We didn’t try all that hard here, mind. No chance Junior could keep still in the car seat as TVOTR hit their groove, but we reserved our critical faculties for Kyp Malone’s name. Surely no one’s called Kyp? “Harvey at nursery’s middle name is Kyp.” I’ll take her at her word.

Smoke me a Kyp:

[2] Michael Jackson, ‘Don’t Stop ‘Til You Get Enough’

It’s well-established that Junior’s a bit of a dancer, shaking down to everything from The Jam to Prince to Girls Aloud and all the way round to entire LCD Soundsystem albums – so why does Jacko draw a blank? Does she find it difficult to listen with complete abandon in light of all the allegations against him this past decade or so? Can any of us listen now without the music passing through the prism of approbation?

In this case, Junior’s annoyed that her nursery rhyme CD isn’t playing; Dad’s “Just one song and then I’ll put it on” is cutting no ice. As for the rest of us, I think it’d be a pity if we couldn’t enjoy the music at its base, uncomplicated level, but it’s tricky to forget the freak the dazzling young Michael would become.

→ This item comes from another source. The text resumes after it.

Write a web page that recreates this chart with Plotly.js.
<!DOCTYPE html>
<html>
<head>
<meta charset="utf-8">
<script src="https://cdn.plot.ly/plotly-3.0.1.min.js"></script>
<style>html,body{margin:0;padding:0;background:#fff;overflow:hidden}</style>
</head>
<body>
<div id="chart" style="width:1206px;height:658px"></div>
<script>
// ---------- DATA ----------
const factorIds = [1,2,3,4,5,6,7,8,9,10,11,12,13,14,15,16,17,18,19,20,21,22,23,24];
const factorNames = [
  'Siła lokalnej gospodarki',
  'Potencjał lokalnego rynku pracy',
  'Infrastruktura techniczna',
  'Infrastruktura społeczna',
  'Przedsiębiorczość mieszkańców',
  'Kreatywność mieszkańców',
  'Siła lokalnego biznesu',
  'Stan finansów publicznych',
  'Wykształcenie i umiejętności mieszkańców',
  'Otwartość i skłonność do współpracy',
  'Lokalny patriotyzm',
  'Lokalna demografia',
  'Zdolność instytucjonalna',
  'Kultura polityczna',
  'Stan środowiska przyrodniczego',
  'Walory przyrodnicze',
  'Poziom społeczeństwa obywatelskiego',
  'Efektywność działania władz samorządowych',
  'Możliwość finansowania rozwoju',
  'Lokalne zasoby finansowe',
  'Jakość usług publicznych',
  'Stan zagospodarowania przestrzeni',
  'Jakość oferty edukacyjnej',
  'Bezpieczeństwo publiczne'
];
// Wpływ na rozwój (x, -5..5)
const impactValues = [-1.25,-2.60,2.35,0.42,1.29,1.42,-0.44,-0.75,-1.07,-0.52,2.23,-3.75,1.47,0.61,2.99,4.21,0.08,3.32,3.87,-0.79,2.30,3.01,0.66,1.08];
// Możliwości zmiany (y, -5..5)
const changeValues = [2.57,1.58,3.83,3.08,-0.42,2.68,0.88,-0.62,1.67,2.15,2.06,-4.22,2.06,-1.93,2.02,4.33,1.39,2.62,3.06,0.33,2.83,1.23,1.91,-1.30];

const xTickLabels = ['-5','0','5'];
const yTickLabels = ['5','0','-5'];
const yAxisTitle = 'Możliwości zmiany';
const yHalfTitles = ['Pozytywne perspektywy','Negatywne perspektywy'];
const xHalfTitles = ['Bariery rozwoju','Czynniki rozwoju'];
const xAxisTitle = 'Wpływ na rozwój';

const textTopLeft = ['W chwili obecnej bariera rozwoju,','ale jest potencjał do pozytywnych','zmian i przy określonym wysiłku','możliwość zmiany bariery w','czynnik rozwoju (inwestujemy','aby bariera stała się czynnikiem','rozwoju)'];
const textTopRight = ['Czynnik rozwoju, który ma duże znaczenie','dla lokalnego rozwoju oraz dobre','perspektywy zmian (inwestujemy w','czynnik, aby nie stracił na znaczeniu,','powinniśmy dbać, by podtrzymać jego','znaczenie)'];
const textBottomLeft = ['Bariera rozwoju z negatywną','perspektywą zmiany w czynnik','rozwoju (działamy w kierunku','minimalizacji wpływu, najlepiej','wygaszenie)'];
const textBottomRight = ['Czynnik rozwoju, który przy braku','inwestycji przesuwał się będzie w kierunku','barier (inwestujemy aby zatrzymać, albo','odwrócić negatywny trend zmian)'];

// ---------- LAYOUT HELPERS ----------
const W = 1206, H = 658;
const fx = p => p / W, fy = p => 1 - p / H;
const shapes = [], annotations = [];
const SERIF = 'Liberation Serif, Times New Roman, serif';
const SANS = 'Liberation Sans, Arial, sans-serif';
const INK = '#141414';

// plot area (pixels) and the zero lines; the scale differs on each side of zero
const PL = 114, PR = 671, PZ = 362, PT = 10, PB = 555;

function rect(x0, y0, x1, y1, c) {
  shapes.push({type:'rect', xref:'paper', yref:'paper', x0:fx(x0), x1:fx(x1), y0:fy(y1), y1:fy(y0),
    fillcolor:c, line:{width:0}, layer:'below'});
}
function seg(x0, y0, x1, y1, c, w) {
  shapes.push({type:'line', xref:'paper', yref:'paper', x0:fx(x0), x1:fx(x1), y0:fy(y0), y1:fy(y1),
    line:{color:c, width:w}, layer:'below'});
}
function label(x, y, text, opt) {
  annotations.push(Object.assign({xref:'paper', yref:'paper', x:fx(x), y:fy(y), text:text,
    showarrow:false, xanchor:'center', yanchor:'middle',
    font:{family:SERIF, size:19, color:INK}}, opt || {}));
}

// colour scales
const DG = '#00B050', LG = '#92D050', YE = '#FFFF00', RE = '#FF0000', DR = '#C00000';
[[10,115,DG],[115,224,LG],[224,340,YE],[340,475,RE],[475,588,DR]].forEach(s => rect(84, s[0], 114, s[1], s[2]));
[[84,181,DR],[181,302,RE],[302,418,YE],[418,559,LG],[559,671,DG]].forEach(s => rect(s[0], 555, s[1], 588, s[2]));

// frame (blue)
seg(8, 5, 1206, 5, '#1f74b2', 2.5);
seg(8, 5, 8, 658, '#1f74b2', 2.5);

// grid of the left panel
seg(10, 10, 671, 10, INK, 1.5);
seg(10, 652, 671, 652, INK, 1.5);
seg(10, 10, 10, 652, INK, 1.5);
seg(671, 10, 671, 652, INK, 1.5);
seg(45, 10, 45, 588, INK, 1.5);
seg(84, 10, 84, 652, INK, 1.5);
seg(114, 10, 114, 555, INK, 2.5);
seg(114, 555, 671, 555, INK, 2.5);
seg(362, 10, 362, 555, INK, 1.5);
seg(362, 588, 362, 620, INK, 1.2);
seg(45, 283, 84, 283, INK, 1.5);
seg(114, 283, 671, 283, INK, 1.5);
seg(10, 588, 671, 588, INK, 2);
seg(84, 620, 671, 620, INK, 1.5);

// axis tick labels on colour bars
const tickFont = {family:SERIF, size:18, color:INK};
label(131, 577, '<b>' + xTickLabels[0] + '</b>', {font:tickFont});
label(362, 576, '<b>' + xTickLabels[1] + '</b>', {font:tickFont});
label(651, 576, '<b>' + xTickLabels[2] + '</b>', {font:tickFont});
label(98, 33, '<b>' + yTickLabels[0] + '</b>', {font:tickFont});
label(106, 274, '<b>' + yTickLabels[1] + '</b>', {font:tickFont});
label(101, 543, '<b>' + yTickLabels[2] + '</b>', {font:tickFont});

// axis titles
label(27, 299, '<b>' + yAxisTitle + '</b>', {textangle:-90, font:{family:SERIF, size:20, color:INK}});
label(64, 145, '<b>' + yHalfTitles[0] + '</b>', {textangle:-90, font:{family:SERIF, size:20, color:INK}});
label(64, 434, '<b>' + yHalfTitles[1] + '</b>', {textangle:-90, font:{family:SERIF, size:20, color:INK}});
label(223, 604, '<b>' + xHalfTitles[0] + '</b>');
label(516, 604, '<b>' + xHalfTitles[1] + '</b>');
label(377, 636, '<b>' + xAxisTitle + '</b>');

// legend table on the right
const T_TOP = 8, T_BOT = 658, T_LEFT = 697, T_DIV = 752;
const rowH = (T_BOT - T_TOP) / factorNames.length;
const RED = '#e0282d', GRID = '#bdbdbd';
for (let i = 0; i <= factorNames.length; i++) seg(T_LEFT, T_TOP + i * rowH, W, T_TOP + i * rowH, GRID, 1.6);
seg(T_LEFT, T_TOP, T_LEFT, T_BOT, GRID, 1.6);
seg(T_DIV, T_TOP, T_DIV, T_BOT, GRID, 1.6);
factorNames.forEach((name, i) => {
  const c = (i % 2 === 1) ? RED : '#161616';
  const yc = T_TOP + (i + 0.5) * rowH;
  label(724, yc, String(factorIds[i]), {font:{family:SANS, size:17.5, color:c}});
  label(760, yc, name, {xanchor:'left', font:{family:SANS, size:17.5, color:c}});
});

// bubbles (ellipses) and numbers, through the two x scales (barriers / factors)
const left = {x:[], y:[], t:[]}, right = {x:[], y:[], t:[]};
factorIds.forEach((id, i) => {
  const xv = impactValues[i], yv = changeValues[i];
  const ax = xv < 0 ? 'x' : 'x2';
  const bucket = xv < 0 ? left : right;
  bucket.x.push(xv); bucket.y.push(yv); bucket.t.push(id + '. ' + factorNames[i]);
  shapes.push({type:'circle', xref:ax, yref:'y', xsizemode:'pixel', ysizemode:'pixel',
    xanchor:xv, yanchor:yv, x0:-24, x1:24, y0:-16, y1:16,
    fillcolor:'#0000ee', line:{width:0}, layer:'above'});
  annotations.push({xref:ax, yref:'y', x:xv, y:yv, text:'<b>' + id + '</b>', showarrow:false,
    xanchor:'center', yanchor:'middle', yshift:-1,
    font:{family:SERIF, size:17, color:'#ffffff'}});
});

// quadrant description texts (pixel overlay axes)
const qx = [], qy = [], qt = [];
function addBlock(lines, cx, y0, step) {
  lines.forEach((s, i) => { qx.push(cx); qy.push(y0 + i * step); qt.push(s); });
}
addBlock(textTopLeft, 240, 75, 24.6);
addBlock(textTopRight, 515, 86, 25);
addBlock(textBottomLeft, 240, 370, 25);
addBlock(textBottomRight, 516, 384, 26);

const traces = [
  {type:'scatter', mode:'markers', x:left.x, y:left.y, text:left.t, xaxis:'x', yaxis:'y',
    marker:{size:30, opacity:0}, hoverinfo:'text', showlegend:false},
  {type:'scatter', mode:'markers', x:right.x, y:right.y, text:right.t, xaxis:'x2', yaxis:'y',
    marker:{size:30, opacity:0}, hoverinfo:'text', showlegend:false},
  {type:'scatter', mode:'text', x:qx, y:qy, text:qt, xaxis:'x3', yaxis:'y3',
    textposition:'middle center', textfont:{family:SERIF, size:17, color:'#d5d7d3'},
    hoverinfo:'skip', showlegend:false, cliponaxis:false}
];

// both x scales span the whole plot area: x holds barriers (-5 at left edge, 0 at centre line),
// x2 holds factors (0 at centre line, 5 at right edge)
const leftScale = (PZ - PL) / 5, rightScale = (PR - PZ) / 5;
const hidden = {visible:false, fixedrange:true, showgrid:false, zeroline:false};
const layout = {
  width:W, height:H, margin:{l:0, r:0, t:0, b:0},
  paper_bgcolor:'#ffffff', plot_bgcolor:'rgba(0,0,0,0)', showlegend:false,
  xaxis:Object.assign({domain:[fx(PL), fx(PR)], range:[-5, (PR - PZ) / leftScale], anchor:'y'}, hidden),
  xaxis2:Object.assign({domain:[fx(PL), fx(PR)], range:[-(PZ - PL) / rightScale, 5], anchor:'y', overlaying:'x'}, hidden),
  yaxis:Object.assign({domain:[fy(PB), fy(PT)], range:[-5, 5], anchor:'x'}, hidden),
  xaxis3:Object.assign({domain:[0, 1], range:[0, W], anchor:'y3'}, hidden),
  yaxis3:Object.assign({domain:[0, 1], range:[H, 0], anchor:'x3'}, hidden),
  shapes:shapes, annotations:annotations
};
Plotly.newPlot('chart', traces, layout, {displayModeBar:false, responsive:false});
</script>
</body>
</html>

It’s a pity because this is easily one of the most exciting records ever made. Inspired, presumably, by Star Wars, Michael lets rip with dog-whistle nonsense about “the Force” over planet-circling strings and bombastic brass to create a vertiginous dancefloor ride that, by rights, will have you blowing chunks. That’s a good thing, incidentally. As an example of what the adolescent Jacko and mighty producer Quincy Jones could achieve together, it’s a thrilling signpost to Off The Wall and, er, Thriller; a line in the sand, leaving disco over there and, over here, hyper-tooled ‘80s gold-bar soul.